Requirement: Leave out the pictures, and write out exactly the lines from the beginning of the material to the line holding "const mhwmBY = [-0.189, -0.067, -0.060, -0.153, -0.206, -0.217];", that line included, and nothing else.

Raw data:
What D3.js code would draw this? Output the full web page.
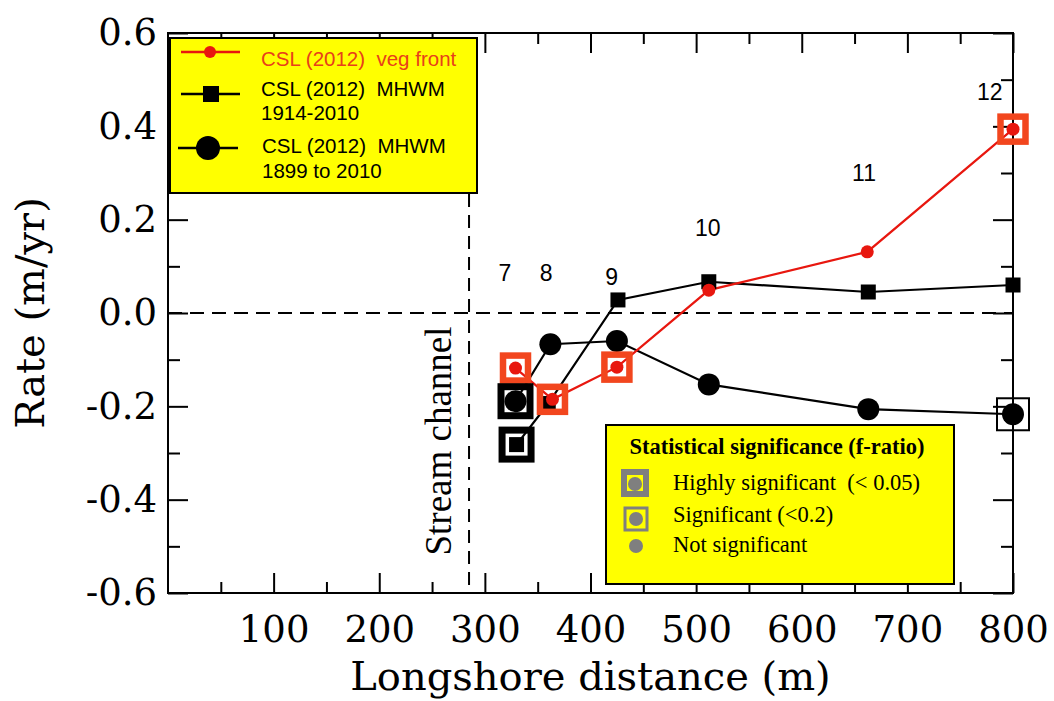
<!DOCTYPE html>
<html>
<head>
<meta charset="utf-8">
<script src="https://cdn.jsdelivr.net/npm/d3@7"></script>
<style>
  html, body { margin: 0; padding: 0; background: #fff; }
  svg { display: block; }
</style>
</head>
<body>
<svg id="chart" width="1054" height="701"></svg>
<script>
// ---------------- DATA ----------------
const vegX   = [329, 364, 425, 512, 662, 800];
const vegY   = [-0.118, -0.185, -0.116, 0.049, 0.131, 0.394];
const mhwmAX = [330, 360, 426, 512, 663, 800];           // 1914-2010 (squares)
const mhwmAY = [-0.282, -0.194, 0.028, 0.067, 0.045, 0.060];
const mhwmBX = [329, 362, 425, 512, 663, 800];           // 1899-2010 (circles)
const mhwmBY = [-0.189, -0.067, -0.060, -0.153, -0.206, -0.217];

// significance: series, point index, level ("high" | "sig")
const sigSeries = ["veg", "veg", "veg", "veg", "mhwmA", "mhwmB", "mhwmB"];
const sigIndex  = [0, 1, 2, 5, 0, 0, 5];
const sigLevel  = ["high", "high", "high", "high", "high", "high", "sig"];

// transect number labels (annotation positions in data units)
const transectIds = ["7", "8", "9", "10", "11", "12"];
const transectLX  = [319, 358, 420, 511, 659, 778];
const transectLY  = [0.086, 0.086, 0.077, 0.182, 0.30, 0.474];

const streamX = 285;

const xMajorTicks = [100, 200, 300, 400, 500, 600, 700, 800];
const xMinorTicks = [50, 150, 250, 350, 450, 550, 650, 750];
const yMajorTicks = [0.6, 0.4, 0.2, 0.0, -0.2, -0.4, -0.6];
const yTickLabels = ["0.6", "0.4", "0.2", "0.0", "-0.2", "-0.4", "-0.6"];
const yMinorTicks = [0.5, 0.3, 0.1, -0.1, -0.3, -0.5];

// ---------------- LAYOUT ----------------
const svg = d3.select("#chart");
const L = 168, R = 1013, T = 33, B = 593;
const x = d3.scaleLinear().domain([0, 800]).range([L, R]);
const y = d3.scaleLinear().domain([-0.6, 0.6]).range([B, T]);

const RED = "#e8170f";
const SIGRED = "#f2461e";
const serif = "'DejaVu Serif', serif";

// ---------------- AXES ----------------
function styleAxis(g) {
  g.select(".domain").remove();
  g.selectAll(".tick line").attr("stroke", "#000").attr("stroke-width", 2);
}
// bottom
svg.append("g").attr("transform", `translate(0,${B})`)
  .call(d3.axisBottom(x).tickValues(xMajorTicks).tickSizeInner(-20).tickSizeOuter(0).tickPadding(20).tickFormat(d3.format("d")))
  .call(styleAxis)
  .call(g => g.selectAll("text").attr("font-family", serif).attr("font-size", 37).attr("fill", "#000").attr("dy", "0.78em"));
svg.append("g").attr("transform", `translate(0,${B})`)
  .call(d3.axisBottom(x).tickValues(xMinorTicks).tickSizeInner(-11).tickSizeOuter(0).tickFormat(""))
  .call(styleAxis);
// top
svg.append("g").attr("transform", `translate(0,${T})`)
  .call(d3.axisTop(x).tickValues(xMajorTicks).tickSizeInner(-20).tickSizeOuter(0).tickFormat(""))
  .call(styleAxis);
svg.append("g").attr("transform", `translate(0,${T})`)
  .call(d3.axisTop(x).tickValues(xMinorTicks).tickSizeInner(-11).tickSizeOuter(0).tickFormat(""))
  .call(styleAxis);
// left
svg.append("g").attr("transform", `translate(${L},0)`)
  .call(d3.axisLeft(y).tickValues(yMajorTicks).tickSizeInner(-20).tickSizeOuter(0).tickPadding(11)
        .tickFormat((d, i) => yTickLabels[i]))
  .call(styleAxis)
  .call(g => g.selectAll("text").attr("font-family", serif).attr("font-size", 37).attr("fill", "#000"));
svg.append("g").attr("transform", `translate(${L},0)`)
  .call(d3.axisLeft(y).tickValues(yMinorTicks).tickSizeInner(-12).tickSizeOuter(0).tickFormat(""))
  .call(styleAxis);
// right
svg.append("g").attr("transform", `translate(${R},0)`)
  .call(d3.axisRight(y).tickValues(yMajorTicks).tickSizeInner(-20).tickSizeOuter(0).tickFormat(""))
  .call(styleAxis);
svg.append("g").attr("transform", `translate(${R},0)`)
  .call(d3.axisRight(y).tickValues(yMinorTicks).tickSizeInner(-12).tickSizeOuter(0).tickFormat(""))
  .call(styleAxis);

// frame
svg.append("rect").attr("x", L).attr("y", T).attr("width", R - L).attr("height", B - T)
  .attr("fill", "none").attr("stroke", "#000").attr("stroke-width", 2);

// axis titles
svg.append("text").attr("x", (L + R) / 2).attr("y", 690).attr("text-anchor", "middle")
  .attr("font-family", serif).attr("font-size", 40).attr("fill", "#000")
  .text("Longshore distance (m)");
svg.append("text").attr("transform", `translate(44,${(T + B) / 2}) rotate(-90)`)
  .attr("text-anchor", "middle")
  .attr("font-family", serif).attr("font-size", 40).attr("fill", "#000")
  .text("Rate (m/yr)");

// zero dashed line
svg.append("line").attr("x1", L).attr("x2", R).attr("y1", y(0)).attr("y2", y(0))
  .attr("stroke", "#000").attr("stroke-width", 2).attr("stroke-dasharray", "14,8");

// ---------------- LEGEND 1 (drawn before stream line so line starts below it) ----------------
const lg1 = svg.append("g");
lg1.append("rect").attr("x", 170).attr("y", 38).attr("width", 307).attr("height", 155)
  .attr("fill", "#ffff00").attr("stroke", "#000").attr("stroke-width", 2);

// stream channel vertical dashed line
svg.append("line").attr("x1", x(streamX)).attr("x2", x(streamX)).attr("y1", 194).attr("y2", B)
  .attr("stroke", "#000").attr("stroke-width", 2).attr("stroke-dasharray", "13,8");
svg.append("text").attr("transform", `translate(${x(streamX) - 18},441) rotate(-90)`)
  .attr("text-anchor", "middle").attr("font-family", "'Liberation Serif', serif")
  .attr("font-size", 37).attr("fill", "#000").text("Stream channel");

// legend 1 items
const lgFont = "'Liberation Sans', Arial, sans-serif";
const lgSize = 20.5;
lg1.append("line").attr("x1", 181).attr("x2", 240).attr("y1", 52).attr("y2", 52).attr("stroke", RED).attr("stroke-width", 2.5);
lg1.append("circle").attr("cx", 210).attr("cy", 52).attr("r", 6).attr("fill", RED);
lg1.append("text").attr("x", 261).attr("y", 66).attr("font-family", lgFont).attr("font-size", lgSize)
  .attr("fill", "#e8401a").attr("xml:space", "preserve").text("CSL (2012)  veg front");

lg1.append("line").attr("x1", 181).attr("x2", 240).attr("y1", 94).attr("y2", 94).attr("stroke", "#000").attr("stroke-width", 2.5);
lg1.append("rect").attr("x", 203).attr("y", 86).attr("width", 16).attr("height", 16).attr("fill", "#000");
lg1.append("text").attr("x", 261).attr("y", 96).attr("font-family", lgFont).attr("font-size", lgSize)
  .attr("fill", "#000").attr("xml:space", "preserve").text("CSL (2012)  MHWM");
lg1.append("text").attr("x", 261).attr("y", 120).attr("font-family", lgFont).attr("font-size", lgSize)
  .attr("fill", "#000").text("1914-2010");

lg1.append("line").attr("x1", 178).attr("x2", 238).attr("y1", 148).attr("y2", 148).attr("stroke", "#000").attr("stroke-width", 2.5);
lg1.append("circle").attr("cx", 208).attr("cy", 148).attr("r", 12).attr("fill", "#000");
lg1.append("text").attr("x", 262).attr("y", 153).attr("font-family", lgFont).attr("font-size", lgSize)
  .attr("fill", "#000").attr("xml:space", "preserve").text("CSL (2012)  MHWM");
lg1.append("text").attr("x", 262).attr("y", 178).attr("font-family", lgFont).attr("font-size", lgSize)
  .attr("fill", "#000").text("1899 to 2010");

// ---------------- DATA MARKS ----------------
const series = {
  veg:   vegX.map((d, i) => [d, vegY[i]]),
  mhwmA: mhwmAX.map((d, i) => [d, mhwmAY[i]]),
  mhwmB: mhwmBX.map((d, i) => [d, mhwmBY[i]])
};
const line = d3.line().x(d => x(d[0])).y(d => y(d[1]));

svg.append("path").datum(series.mhwmB).attr("d", line).attr("fill", "none").attr("stroke", "#000").attr("stroke-width", 2.2);
svg.append("path").datum(series.mhwmA).attr("d", line).attr("fill", "none").attr("stroke", "#000").attr("stroke-width", 2.2);
svg.append("path").datum(series.veg).attr("d", line).attr("fill", "none").attr("stroke", RED).attr("stroke-width", 2.2);

svg.selectAll(".sq").data(series.mhwmA).enter().append("rect")
  .attr("x", d => x(d[0]) - 7.5).attr("y", d => y(d[1]) - 7.5).attr("width", 15).attr("height", 15).attr("fill", "#000");
svg.selectAll(".ci").data(series.mhwmB).enter().append("circle")
  .attr("cx", d => x(d[0])).attr("cy", d => y(d[1])).attr("r", 11).attr("fill", "#000");
svg.selectAll(".rd").data(series.veg).enter().append("circle")
  .attr("cx", d => x(d[0])).attr("cy", d => y(d[1])).attr("r", 6.5).attr("fill", RED);

// significance boxes
sigSeries.forEach((s, k) => {
  const p = series[s][sigIndex[k]];
  const isRed = s === "veg";
  const high = sigLevel[k] === "high";
  const side = high ? (isRed ? 25 : 29) : 32;
  const sw = high ? (isRed ? 6.5 : 7) : 2;
  svg.append("rect")
    .attr("x", x(p[0]) - side / 2).attr("y", y(p[1]) - side / 2)
    .attr("width", side).attr("height", side)
    .attr("fill", "none").attr("stroke", isRed ? SIGRED : "#000").attr("stroke-width", sw);
});

// transect labels
svg.selectAll(".tl").data(transectIds).enter().append("text")
  .attr("x", (d, i) => x(transectLX[i])).attr("y", (d, i) => y(transectLY[i]))
  .attr("text-anchor", "middle").attr("dominant-baseline", "central")
  .attr("font-family", lgFont).attr("font-size", 23).attr("fill", "#000")
  .text(d => d);

// ---------------- LEGEND 2 ----------------
const lg2 = svg.append("g");
const GRAY = "#7f7f7f";
lg2.append("rect").attr("x", 606).attr("y", 425).attr("width", 348).attr("height", 159)
  .attr("fill", "#ffff00").attr("stroke", "#000").attr("stroke-width", 2);
lg2.append("text").attr("x", 777).attr("y", 454).attr("text-anchor", "middle")
  .attr("font-family", "'Liberation Serif', serif").attr("font-weight", "bold").attr("font-size", 22.5)
  .attr("fill", "#000").text("Statistical significance (f-ratio)");
// highly significant symbol
lg2.append("rect").attr("x", 624).attr("y", 472).attr("width", 22).attr("height", 22)
  .attr("fill", "none").attr("stroke", GRAY).attr("stroke-width", 6);
lg2.append("circle").attr("cx", 635).attr("cy", 484).attr("r", 7).attr("fill", GRAY);
// significant symbol
lg2.append("rect").attr("x", 625).attr("y", 508).attr("width", 22).attr("height", 22)
  .attr("fill", "none").attr("stroke", GRAY).attr("stroke-width", 3);
lg2.append("circle").attr("cx", 636).attr("cy", 519).attr("r", 7).attr("fill", GRAY);
// not significant
lg2.append("circle").attr("cx", 636).attr("cy", 546).attr("r", 7).attr("fill", GRAY);

const lg2Font = "'Liberation Serif', serif";
const lg2Size = 22.5;
lg2.append("text").attr("x", 673).attr("y", 490).attr("font-family", lg2Font).attr("font-size", lg2Size)
  .attr("fill", "#000").attr("xml:space", "preserve").text("Highly significant  (< 0.05)");
lg2.append("text").attr("x", 673).attr("y", 522).attr("font-family", lg2Font).attr("font-size", lg2Size)
  .attr("fill", "#000").text("Significant (<0.2)");
lg2.append("text").attr("x", 673).attr("y", 552).attr("font-family", lg2Font).attr("font-size", lg2Size)
  .attr("fill", "#000").text("Not significant");
</script>
</body>
</html>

Completed task:
What D3.js code would draw this? Output the full web page.
<!DOCTYPE html>
<html>
<head>
<meta charset="utf-8">
<script src="https://cdn.jsdelivr.net/npm/d3@7"></script>
<style>
  html, body { margin: 0; padding: 0; background: #fff; }
  svg { display: block; }
</style>
</head>
<body>
<svg id="chart" width="1054" height="701"></svg>
<script>
// ---------------- DATA ----------------
const vegX   = [329, 364, 425, 512, 662, 800];
const vegY   = [-0.118, -0.185, -0.116, 0.049, 0.131, 0.394];
const mhwmAX = [330, 360, 426, 512, 663, 800];           // 1914-2010 (squares)
const mhwmAY = [-0.282, -0.194, 0.028, 0.067, 0.045, 0.060];
const mhwmBX = [329, 362, 425, 512, 663, 800];           // 1899-2010 (circles)
const mhwmBY = [-0.189, -0.067, -0.060, -0.153, -0.206, -0.217];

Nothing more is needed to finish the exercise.